▶ **Exercise directions**
Leaving out every picture, quote the data below exactly as it appears.

▶ **Material**
---

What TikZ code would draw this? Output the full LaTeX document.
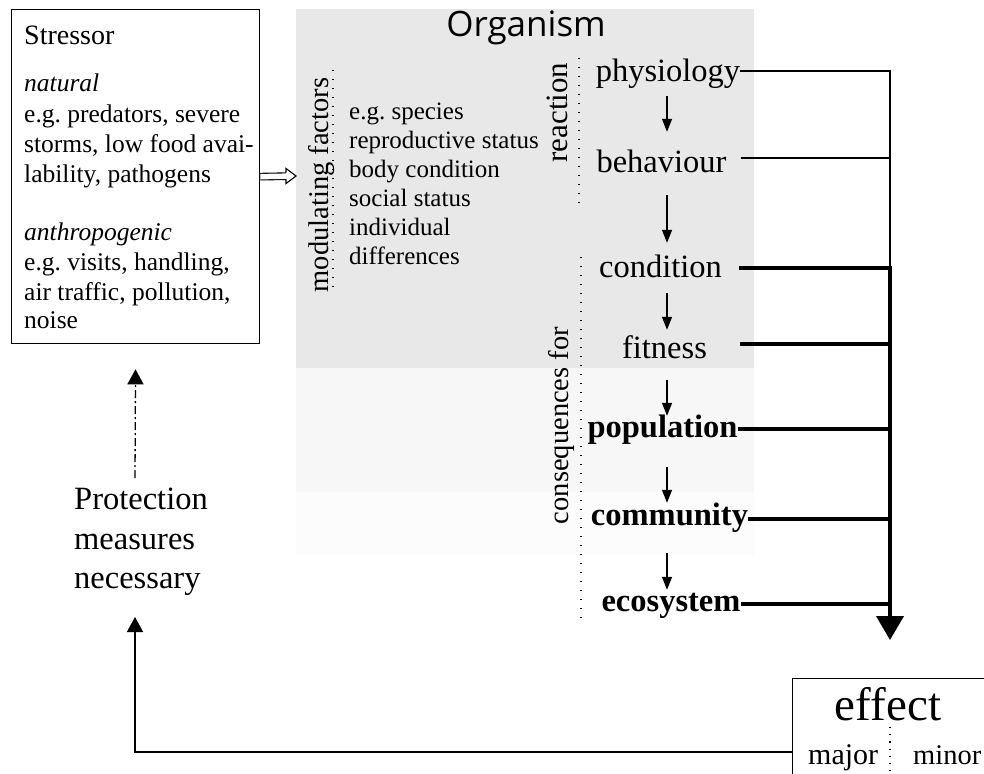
\documentclass[tikz,border=0pt]{standalone}
\usepackage{fontspec}
\setmainfont{Liberation Serif}
\newfontfamily\orgfont{Open Sans}
\usetikzlibrary{arrows.meta}
\definecolor{bandA}{HTML}{E8E8E8}
\definecolor{bandB}{HTML}{F7F7F7}
\definecolor{bandC}{HTML}{FCFCFC}
\frenchspacing
\begin{document}
\begin{tikzpicture}[x=1pt,y=-1pt,
  body/.style={inner sep=0pt, anchor=base west, font=\fontsize{25.5}{30}\selectfont},
  modtxt/.style={inner sep=0pt, anchor=base west, font=\fontsize{25}{29}\selectfont},
  coltxt/.style={inner sep=0pt, anchor=base, text height=23pt, text depth=7pt, font=\fontsize{32.5}{38}\selectfont},
  coltxtb/.style={coltxt, font=\fontsize{32.5}{38}\selectfont\bfseries},
  sidelabel/.style={inner sep=0pt, anchor=base, rotate=90},
  thinline/.style={line width=1.3pt},
  thickline/.style={line width=4pt},
  smallarr/.style={line width=1.3pt, -{Triangle[length=13pt,width=10pt]}},
  dotline/.style={line width=1.4pt, dash pattern=on 1.4pt off 7.6pt},
  boxline/.style={draw, line width=1.3pt, inner sep=0pt}
]
\useasboundingbox (0,0) rectangle (984,773);
\fill[white] (0,0) rectangle (984,773);

% organism background bands
\fill[bandA] (296,9) rectangle (754,368);
\fill[bandB] (296,368) rectangle (754,492);
\fill[bandC] (296,492) rectangle (754,555);

% stressor box
\node[boxline, anchor=north west, minimum width=248pt, minimum height=334pt] (stressor) at (11,9) {};
\node[inner sep=0pt, anchor=base west, font=\fontsize{28}{32}\selectfont] (st0) at (24,45) {Stressor};
\node[body] (st1) at (24,92) {\itshape natural};
\node[body] (st2) at (24,122) {e.g. predators, severe};
\node[body] (st3) at (24,152) {storms, low food avai-};
\node[body] (st4) at (24,182) {lability, pathogens};
\node[body] (st5) at (24,240) {\itshape anthropogenic};
\node[body] (st6) at (24,270) {e.g. visits, handling,};
\node[body] (st7) at (24,300) {air traffic, pollution,};
\node[body] (st8) at (24,328) {noise};

% hollow double arrow into organism
\coordinate (orgin) at (296,176);
\draw[double, double distance=5.5pt, line width=1.1pt, shorten >=10pt] (stressor.east) -- (orgin);
\draw[line width=1.1pt, line join=miter] ([xshift=-10pt,yshift=-3.3pt]orgin) -- ([xshift=-10pt,yshift=-7.5pt]orgin)
  -- (orgin) -- ([xshift=-10pt,yshift=7.5pt]orgin) -- ([xshift=-10pt,yshift=3.3pt]orgin);

% Organism title
\node[inner sep=0pt, anchor=base, font=\orgfont\fontsize{35}{40}\selectfont] (org) at (526,37) {Organism};

% modulating factors
\node[sidelabel, font=\fontsize{28.5}{32}\selectfont] (modf) at (328,185) {modulating factors};
\draw[dotline] (333,70) -- (333,293);
\node[modtxt] (m1) at (349,119) {e.g. species};
\node[modtxt] (m2) at (349,148) {reproductive status};
\node[modtxt] (m3) at (349,177) {body condition};
\node[modtxt] (m4) at (349,206) {social status};
\node[modtxt] (m5) at (349,235) {individual};
\node[modtxt] (m6) at (349,264) {differences};

% reaction / consequences labels
\node[sidelabel, font=\fontsize{31}{35}\selectfont] (react) at (567,112.5) {reaction};
\node[sidelabel, font=\fontsize{28.5}{32}\selectfont] (conseq) at (568,425.5) {consequences for};
\draw[dotline] (579,58) -- (579,207);
\draw[dotline] (581,257) -- (581,623);

% column
\node[coltxt] (phys) at (668,82) {physiology};
\node[coltxt] (beh) at (661.5,172) {behaviour};
\node[coltxt] (cond) at (660.5,277) {condition};
\node[coltxt] (fit) at (664.5,358) {fitness};
\node[coltxtb] (pop) at (662.5,437) {population};
\node[coltxtb] (com) at (669.5,525) {community};
\node[coltxtb] (eco) at (671,611) {ecosystem};

\coordinate (ax) at (667,0);
\draw[smallarr, shorten <=7pt, shorten >=17pt] (phys.south -| ax) -- (beh.north -| ax);
\draw[smallarr, shorten <=16pt, shorten >=11pt] (beh.south -| ax) -- (cond.north -| ax);
\draw[smallarr, shorten <=9pt, shorten >=5pt] (cond.south -| ax) -- (fit.north -| ax);
\draw[smallarr, shorten <=15pt, shorten >=-2pt] (fit.south -| ax) -- (pop.north -| ax);
\draw[smallarr, shorten <=23pt, shorten >=-1pt] (pop.south -| ax) -- (com.north -| ax);
\draw[smallarr, shorten <=21pt, shorten >=-2pt] (com.south -| ax) -- (eco.north -| ax);

% bus
\coordinate (bus1) at (890,71);
\coordinate (bus2) at (890,158);
\coordinate (bus3) at (890,268);
\coordinate (bus4) at (890,344);
\coordinate (bus5) at (890,429);
\coordinate (bus6) at (890,519);
\coordinate (bus7) at (890,604);
\coordinate (bustip) at (890,640);

\draw[thinline] (phys.east |- bus1) -- (bus1) -- (bus3);
\draw[thinline] ([xshift=14pt]beh.east |- bus2) -- (bus2);
\draw[thickline] ([xshift=17pt]cond.east |- bus3) -- (bus3);
\draw[thickline] ([xshift=33pt]fit.east |- bus4) -- (bus4);
\draw[thickline] (pop.east |- bus5) -- (bus5);
\draw[thickline] (com.east |- bus6) -- (bus6);
\draw[thickline] (eco.east |- bus7) -- (bus7);
\draw[thickline, -{Triangle[length=24pt,width=27pt]}] ([yshift=2pt]bus3) -- (bustip);

% effect box
\node[boxline, anchor=north west, minimum width=215pt, minimum height=120pt] (effbox) at (792,678) {};
\node[inner sep=0pt, anchor=base, font=\fontsize{47}{52}\selectfont] (eff) at (888,720) {effect};
\node[inner sep=0pt, anchor=base west, font=\fontsize{30}{34}\selectfont] (major) at (808,764) {major};
\node[inner sep=0pt, anchor=base west, font=\fontsize{28.5}{34}\selectfont] (minor) at (913,764) {minor};
\draw[dotline, line width=1.2pt, dash pattern=on 1.2pt off 6pt] (890,727) -- (890,775);

% protection measures
\node[inner sep=0pt, anchor=base west, font=\fontsize{32.5}{39}\selectfont] (prot1) at (74,509) {Protection};
\node[inner sep=0pt, anchor=base west, font=\fontsize{32.5}{39}\selectfont] (prot2) at (74,549) {measures};
\node[inner sep=0pt, anchor=base west, font=\fontsize{32.5}{39}\selectfont] (prot3) at (74,588) {necessary};

\coordinate (pstart) at (135,478);
\draw[line width=1.3pt, dash pattern=on 8pt off 3pt on 2pt off 3pt, -{Triangle[length=15pt,width=16pt]}, shorten >=25pt] (pstart) -- (stressor.south);
\coordinate (pcorner) at (135,752);
\coordinate (ptip) at (135,617);
\draw[line width=1.3pt, -{Triangle[length=15pt,width=16pt]}] (effbox.west |- pcorner) -- (pcorner) -- (ptip);
\end{tikzpicture}
\end{document}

---

▶ **Result of this task**
What TikZ code would draw this? Output the full LaTeX document.
\documentclass[tikz,border=0pt]{standalone}
\usepackage{fontspec}
\setmainfont{Liberation Serif}
\newfontfamily\orgfont{Open Sans}
\usetikzlibrary{arrows.meta}
\definecolor{bandA}{HTML}{E8E8E8}
\definecolor{bandB}{HTML}{F7F7F7}
\definecolor{bandC}{HTML}{FCFCFC}
\frenchspacing
\begin{document}
\begin{tikzpicture}[x=1pt,y=-1pt,
  body/.style={inner sep=0pt, anchor=base west, font=\fontsize{25.5}{30}\selectfont},
  modtxt/.style={inner sep=0pt, anchor=base west, font=\fontsize{25}{29}\selectfont},
  coltxt/.style={inner sep=0pt, anchor=base, text height=23pt, text depth=7pt, font=\fontsize{32.5}{38}\selectfont},
  coltxtb/.style={coltxt, font=\fontsize{32.5}{38}\selectfont\bfseries},
  sidelabel/.style={inner sep=0pt, anchor=base, rotate=90},
  thinline/.style={line width=1.3pt},
  thickline/.style={line width=4pt},
  smallarr/.style={line width=1.3pt, -{Triangle[length=13pt,width=10pt]}},
  dotline/.style={line width=1.4pt, dash pattern=on 1.4pt off 7.6pt},
  boxline/.style={draw, line width=1.3pt, inner sep=0pt}
]
\useasboundingbox (0,0) rectangle (984,773);
\fill[white] (0,0) rectangle (984,773);

% organism background bands
\fill[bandA] (296,9) rectangle (754,368);
\fill[bandB] (296,368) rectangle (754,492);
\fill[bandC] (296,492) rectangle (754,555);

% stressor box
\node[boxline, anchor=north west, minimum width=248pt, minimum height=334pt] (stressor) at (11,9) {};
\node[inner sep=0pt, anchor=base west, font=\fontsize{28}{32}\selectfont] (st0) at (24,45) {Stressor};
\node[body] (st1) at (24,92) {\itshape natural};
\node[body] (st2) at (24,122) {e.g. predators, severe};
\node[body] (st3) at (24,152) {storms, low food avai-};
\node[body] (st4) at (24,182) {lability, pathogens};
\node[body] (st5) at (24,240) {\itshape anthropogenic};
\node[body] (st6) at (24,270) {e.g. visits, handling,};
\node[body] (st7) at (24,300) {air traffic, pollution,};
\node[body] (st8) at (24,328) {noise};

% hollow double arrow into organism
\coordinate (orgin) at (296,176);
\draw[double, double distance=5.5pt, line width=1.1pt, shorten >=10pt] (stressor.east) -- (orgin);
\draw[line width=1.1pt, line join=miter] ([xshift=-10pt,yshift=-3.3pt]orgin) -- ([xshift=-10pt,yshift=-7.5pt]orgin)
  -- (orgin) -- ([xshift=-10pt,yshift=7.5pt]orgin) -- ([xshift=-10pt,yshift=3.3pt]orgin);

% Organism title
\node[inner sep=0pt, anchor=base, font=\orgfont\fontsize{35}{40}\selectfont] (org) at (526,37) {Organism};

% modulating factors
\node[sidelabel, font=\fontsize{28.5}{32}\selectfont] (modf) at (328,185) {modulating factors};
\draw[dotline] (333,70) -- (333,293);
\node[modtxt] (m1) at (349,119) {e.g. species};
\node[modtxt] (m2) at (349,148) {reproductive status};
\node[modtxt] (m3) at (349,177) {body condition};
\node[modtxt] (m4) at (349,206) {social status};
\node[modtxt] (m5) at (349,235) {individual};
\node[modtxt] (m6) at (349,264) {differences};

% reaction / consequences labels
\node[sidelabel, font=\fontsize{31}{35}\selectfont] (react) at (567,112.5) {reaction};
\node[sidelabel, font=\fontsize{28.5}{32}\selectfont] (conseq) at (568,425.5) {consequences for};
\draw[dotline] (579,58) -- (579,207);
\draw[dotline] (581,257) -- (581,623);

% column
\node[coltxt] (phys) at (668,82) {physiology};
\node[coltxt] (beh) at (661.5,172) {behaviour};
\node[coltxt] (cond) at (660.5,277) {condition};
\node[coltxt] (fit) at (664.5,358) {fitness};
\node[coltxtb] (pop) at (662.5,437) {population};
\node[coltxtb] (com) at (669.5,525) {community};
\node[coltxtb] (eco) at (671,611) {ecosystem};

\coordinate (ax) at (667,0);
\draw[smallarr, shorten <=7pt, shorten >=17pt] (phys.south -| ax) -- (beh.north -| ax);
\draw[smallarr, shorten <=16pt, shorten >=11pt] (beh.south -| ax) -- (cond.north -| ax);
\draw[smallarr, shorten <=9pt, shorten >=5pt] (cond.south -| ax) -- (fit.north -| ax);
\draw[smallarr, shorten <=15pt, shorten >=-2pt] (fit.south -| ax) -- (pop.north -| ax);
\draw[smallarr, shorten <=23pt, shorten >=-1pt] (pop.south -| ax) -- (com.north -| ax);
\draw[smallarr, shorten <=21pt, shorten >=-2pt] (com.south -| ax) -- (eco.north -| ax);

% bus
\coordinate (bus1) at (890,71);
\coordinate (bus2) at (890,158);
\coordinate (bus3) at (890,268);
\coordinate (bus4) at (890,344);
\coordinate (bus5) at (890,429);
\coordinate (bus6) at (890,519);
\coordinate (bus7) at (890,604);
\coordinate (bustip) at (890,640);

\draw[thinline] (phys.east |- bus1) -- (bus1) -- (bus3);
\draw[thinline] ([xshift=14pt]beh.east |- bus2) -- (bus2);
\draw[thickline] ([xshift=17pt]cond.east |- bus3) -- (bus3);
\draw[thickline] ([xshift=33pt]fit.east |- bus4) -- (bus4);
\draw[thickline] (pop.east |- bus5) -- (bus5);
\draw[thickline] (com.east |- bus6) -- (bus6);
\draw[thickline] (eco.east |- bus7) -- (bus7);
\draw[thickline, -{Triangle[length=24pt,width=27pt]}] ([yshift=2pt]bus3) -- (bustip);

% effect box
\node[boxline, anchor=north west, minimum width=215pt, minimum height=120pt] (effbox) at (792,678) {};
\node[inner sep=0pt, anchor=base, font=\fontsize{47}{52}\selectfont] (eff) at (888,720) {effect};
\node[inner sep=0pt, anchor=base west, font=\fontsize{30}{34}\selectfont] (major) at (808,764) {major};
\node[inner sep=0pt, anchor=base west, font=\fontsize{28.5}{34}\selectfont] (minor) at (913,764) {minor};
\draw[dotline, line width=1.2pt, dash pattern=on 1.2pt off 6pt] (890,727) -- (890,775);

% protection measures
\node[inner sep=0pt, anchor=base west, font=\fontsize{32.5}{39}\selectfont] (prot1) at (74,509) {Protection};
\node[inner sep=0pt, anchor=base west, font=\fontsize{32.5}{39}\selectfont] (prot2) at (74,549) {measures};
\node[inner sep=0pt, anchor=base west, font=\fontsize{32.5}{39}\selectfont] (prot3) at (74,588) {necessary};

\coordinate (pstart) at (135,478);
\draw[line width=1.3pt, dash pattern=on 8pt off 3pt on 2pt off 3pt, -{Triangle[length=15pt,width=16pt]}, shorten >=25pt] (pstart) -- (stressor.south);
\coordinate (pcorner) at (135,752);
\coordinate (ptip) at (135,617);
\draw[line width=1.3pt, -{Triangle[length=15pt,width=16pt]}] (effbox.west |- pcorner) -- (pcorner) -- (ptip);
\end{tikzpicture}
\end{document}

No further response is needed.